The mile-long, heavily wooded expanse of
Overton Park
, three miles from downtown (#50 bus) on Poplar Avenue, holds the wide-ranging
Memphis Brooks Museum of Art
(Tues-Fri 10am-4pm, first Wed of each month free 10am-9pm, Sat 10am-5pm, Sun 11.30am-5pm; $5;
), and the recently modernized
Memphis Zoo and Aquarium
(daily 9am-6pm, last visitors allowed to enter 5pm; $9.50).
Overton Square
, the city's top suburban entertainment, dining and shopping district, is within walking distance. Just past East Parkway, the
Memphis Pink Palace Museum and Planetarium
at 3050 Central Ave (Mon-Thurs 9am-4pm, Fri-Sat 9am-9pm, Sun noon-6pm; $7) centers on the pink marble mansion of Clarence Saunders, who founded America's first chain of self-service
supermarkets
, Piggly-Wiggly, in 1916. Saunders went bankrupt in 1923, and never actually lived here; instead the building has acquired several new wings in the process of becoming an all-embracing museum of Memphis history, holding all kinds of stuffed animals and oddities, including a miniature circus, an IMAX cinema and the
Sharpe Planetarium
, as well as a walk-through model of the first Piggly-Wiggly store, complete with 2¢ packets of Kellogg's Cornflakes and 8¢ cans of Campbell's Soup.
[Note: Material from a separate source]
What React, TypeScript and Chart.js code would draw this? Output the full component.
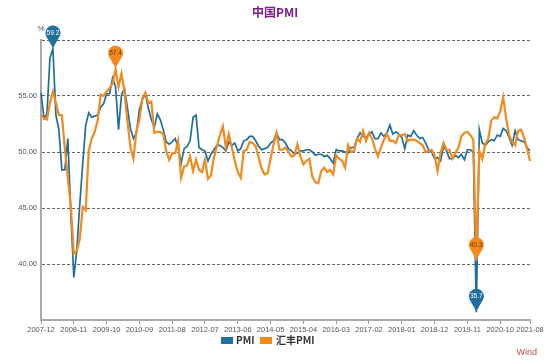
import React, { useEffect, useRef } from 'react';
import { Chart, registerables } from 'chart.js';

Chart.register(...registerables);

// Monthly categories 2007-12 .. 2021-08
const START_YEAR = 2007;
const START_MONTH = 12;
const MONTH_COUNT = 165;
const categories: string[] = [];
for (let i = 0; i < MONTH_COUNT; i++) {
  const m = START_MONTH - 1 + i;
  const y = START_YEAR + Math.floor(m / 12);
  const mm = (m % 12) + 1;
  categories.push(`${y}-${String(mm).padStart(2, '0')}`);
}

// Official manufacturing PMI
const pmi: number[] = [
  55.3,
  53.0, 53.4, 58.4, 59.2, 53.3, 52.0, 48.4, 48.4, 51.2, 44.6, 38.8, 41.2,
  45.3, 49.0, 52.4, 53.5, 53.1, 53.2, 53.3, 54.0, 54.3, 55.2, 55.2, 56.6,
  55.8, 52.0, 55.1, 55.7, 53.9, 52.1, 51.2, 51.7, 53.8, 54.7, 55.2, 53.9,
  52.9, 52.2, 53.4, 52.9, 52.0, 50.9, 50.7, 50.9, 51.2, 50.4, 49.0, 50.3,
  50.5, 51.0, 53.1, 53.3, 50.4, 50.2, 50.1, 49.2, 49.8, 50.2, 50.6, 50.6,
  50.4, 50.1, 50.9, 50.6, 50.8, 50.1, 50.3, 51.0, 51.1, 51.4, 51.4, 51.0,
  50.5, 50.2, 50.3, 50.4, 50.8, 51.0, 51.7, 51.1, 51.1, 50.8, 50.3, 50.1,
  49.8, 49.9, 50.1, 50.1, 50.2, 50.2, 50.0, 49.7, 49.8, 49.8, 49.6, 49.7,
  49.4, 49.0, 50.2, 50.1, 50.1, 50.0, 49.9, 50.4, 50.4, 51.2, 51.7, 51.4,
  51.3, 51.6, 51.8, 51.2, 51.2, 51.7, 51.4, 51.7, 52.4, 51.6, 51.8, 51.6,
  51.3, 50.3, 51.5, 51.4, 51.9, 51.5, 51.2, 51.3, 50.8, 50.2, 50.0, 49.4,
  49.5, 49.2, 50.5, 50.1, 49.4, 49.4, 49.7, 49.5, 49.8, 49.3, 50.2, 50.2,
  50.0, 35.7, 52.0, 50.8, 50.6, 50.9, 51.1, 51.0, 51.5, 51.4, 52.1, 51.9,
  51.3, 50.6, 51.9, 51.1, 51.0, 50.9, 50.4, 50.1,
];

// HSBC (Caixin) manufacturing PMI
const hsbcPmi: number[] = [
  53.3,
  53.0, 52.9, 54.4, 55.4, 54.4, 53.3, 53.3, 50.3, 47.7, 45.2, 40.9, 41.2,
  42.2, 45.1, 44.8, 50.1, 51.2, 51.8, 52.8, 55.1, 55.0, 55.4, 55.7, 56.1,
  57.4, 55.8, 57.0, 55.4, 52.7, 50.4, 49.4, 51.9, 52.9, 54.8, 55.3, 54.4,
  54.5, 51.7, 51.8, 51.8, 51.6, 50.1, 49.3, 49.9, 49.9, 51.0, 47.7, 48.7,
  48.8, 49.6, 48.3, 49.3, 48.4, 48.2, 49.3, 47.6, 47.9, 49.5, 50.5, 51.5,
  52.3, 50.4, 51.6, 50.4, 49.2, 48.2, 47.7, 50.1, 50.2, 50.9, 50.8, 50.5,
  49.5, 48.5, 48.0, 48.1, 49.4, 50.7, 51.7, 50.2, 50.2, 50.4, 50.0, 49.6,
  49.7, 50.7, 49.6, 48.9, 49.2, 49.4, 47.8, 47.3, 47.2, 48.3, 48.6, 48.2,
  48.4, 48.0, 49.7, 49.4, 49.2, 48.6, 50.6, 50.0, 50.1, 51.2, 50.9, 51.9,
  51.0, 51.7, 51.2, 50.3, 49.6, 50.4, 51.1, 51.6, 51.0, 51.0, 50.8, 51.5,
  51.5, 51.6, 51.0, 51.1, 51.1, 51.0, 50.8, 50.6, 50.0, 50.1, 50.2, 49.7,
  48.3, 49.9, 50.8, 50.2, 50.2, 49.4, 49.9, 50.4, 51.4, 51.7, 51.8, 51.5,
  51.1, 40.3, 50.1, 49.4, 50.7, 51.2, 52.8, 53.1, 53.0, 53.6, 54.9, 53.0,
  51.5, 50.9, 50.6, 51.9, 52.0, 51.3, 50.3, 49.2,
];

const xTickLabels: string[] = [
  '2007-12', '2008-11', '2009-10', '2010-09', '2011-08', '2012-07', '2013-06', '2014-05',
  '2015-04', '2016-03', '2017-02', '2018-01', '2018-12', '2019-11', '2020-10', '2021-08',
];
const yTickValues: number[] = [40, 45, 50, 55];

const BLUE = '#1f6f9c';
const ORANGE = '#f28a1e';
const FONT = '"Liberation Sans", Arial, sans-serif';
const CJK = '"Noto Sans CJK SC", "Noto Sans", sans-serif';

function extremes(data: number[]) {
  let maxI = 0;
  let minI = 0;
  data.forEach((v, i) => {
    if (v > data[maxI]) maxI = i;
    if (v < data[minI]) minI = i;
  });
  return [maxI, minI];
}

const decorPlugin = {
  id: 'decor',
  afterDraw(chart: any) {
    const ctx: CanvasRenderingContext2D = chart.ctx;
    const xs = chart.scales.x;
    const ys = chart.scales.y;
    ctx.save();

    // title
    ctx.fillStyle = '#7b1f86';
    ctx.font = `bold 12px ${CJK}`;
    ctx.textAlign = 'center';
    ctx.textBaseline = 'middle';
    ctx.fillText('中国PMI', 275, 12);

    // unit
    ctx.fillStyle = '#555';
    ctx.font = `8px ${FONT}`;
    ctx.textAlign = 'center';
    ctx.fillText('%', 41, 29);

    // pins
    const pins: { data: number[]; color: string; text: string }[] = [
      { data: pmi, color: BLUE, text: '#ffffff' },
      { data: hsbcPmi, color: ORANGE, text: '#6b3a0c' },
    ];
    pins.forEach((p) => {
      extremes(p.data).forEach((idx) => {
        const px = xs.getPixelForValue(idx);
        const py = ys.getPixelForValue(p.data[idx]);
        const r = 7.5;
        const cy = py - 16;
        const tipY = py - 1;
        const d = tipY - cy;
        const phi = Math.acos(r / d);
        ctx.beginPath();
        ctx.moveTo(px, tipY);
        ctx.lineTo(px + r * Math.cos(Math.PI / 2 + phi), cy + r * Math.sin(Math.PI / 2 + phi));
        ctx.arc(px, cy, r, Math.PI / 2 + phi, Math.PI / 2 - phi + Math.PI * 2, false);
        ctx.closePath();
        ctx.fillStyle = p.color;
        ctx.fill();
        ctx.fillStyle = p.text;
        ctx.font = `6.5px ${FONT}`;
        ctx.textAlign = 'center';
        ctx.textBaseline = 'middle';
        ctx.fillText(p.data[idx].toFixed(1), px, cy + 0.5);
      });
    });

    // legend
    ctx.textAlign = 'left';
    ctx.textBaseline = 'middle';
    ctx.font = `bold 10px ${CJK}`;
    ctx.fillStyle = BLUE;
    ctx.fillRect(221, 337, 12, 7);
    ctx.fillStyle = '#333';
    ctx.fillText('PMI', 236, 340.5);
    ctx.fillStyle = ORANGE;
    ctx.fillRect(260, 337, 12, 7);
    ctx.fillStyle = '#333';
    ctx.fillText('汇丰PMI', 276, 340.5);

    // source
    ctx.fillStyle = '#c0504d';
    ctx.font = `9px ${FONT}`;
    ctx.textAlign = 'right';
    ctx.fillText('Wind', 537, 353);

    ctx.restore();
  },
};

export default function App() {
  const ref = useRef<HTMLCanvasElement>(null);

  useEffect(() => {
    if (!ref.current) return;
    const chart = new Chart(ref.current, {
      type: 'line',
      data: {
        labels: categories,
        datasets: [
          {
            label: 'PMI',
            data: pmi,
            borderColor: BLUE,
            backgroundColor: BLUE,
            borderWidth: 1.7,
            pointRadius: 0,
            tension: 0,
            order: 1,
          },
          {
            label: '汇丰PMI',
            data: hsbcPmi,
            borderColor: ORANGE,
            backgroundColor: ORANGE,
            borderWidth: 2.2,
            pointRadius: 0,
            tension: 0,
            order: 0,
          },
        ],
      },
      options: {
        animation: false,
        responsive: false,
        maintainAspectRatio: false,
        layout: { padding: { left: 0, right: 20, top: 40, bottom: 0 } },
        plugins: {
          legend: { display: false },
          title: { display: false },
          tooltip: { enabled: false },
        },
        scales: {
          x: {
            type: 'category',
            offset: false,
            ticks: {
              autoSkip: false,
              maxRotation: 0,
              minRotation: 0,
              padding: 1,
              color: '#555',
              font: { family: FONT, size: 7.5 },
              callback: (_v: any, i: number) => (xTickLabels.includes(categories[i]) ? categories[i] : null),
            },
            grid: { drawOnChartArea: false, drawTicks: true, tickLength: 4, color: '#999' },
            border: { color: '#aaa', width: 2 },
            afterFit: (s: any) => {
              s.height = 43;
            },
          },
          y: {
            min: 35,
            max: 60,
            ticks: {
              stepSize: 5,
              padding: 4,
              color: '#555',
              font: { family: FONT, size: 7.5 },
              callback: (v: any) => (yTickValues.includes(Number(v)) ? Number(v).toFixed(2) : ''),
            },
            grid: {
              drawTicks: false,
              lineWidth: 1,
              color: (c: any) => (c.tick && c.tick.value === 35 ? 'rgba(0,0,0,0)' : '#666'),
            },
            border: { color: '#aaa', width: 2, dash: [3, 2] },
            afterFit: (s: any) => {
              s.width = 41;
            },
          },
        },
      } as any,
      plugins: [decorPlugin],
    });
    return () => chart.destroy();
  }, []);

  return (
    <div style={{ position: 'absolute', left: 0, top: 0, width: 550, height: 363, background: '#fff' }}>
      <canvas ref={ref} width={550} height={363} style={{ display: 'block', width: 550, height: 363 }} />
    </div>
  );
}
South of Overton Square, the tiny, hip
Cooper-Young
intersection is as yet little more than a handful of shops: vintage stores where the city's punks and hippies burrow through secondhand psychedelic Crimplene, and richer arty types muse over retro knickknacks. It's a lively place, quite different from downtown, where you're likely to stumble across poetry readings and yard sales, art exhibits and antique auctions.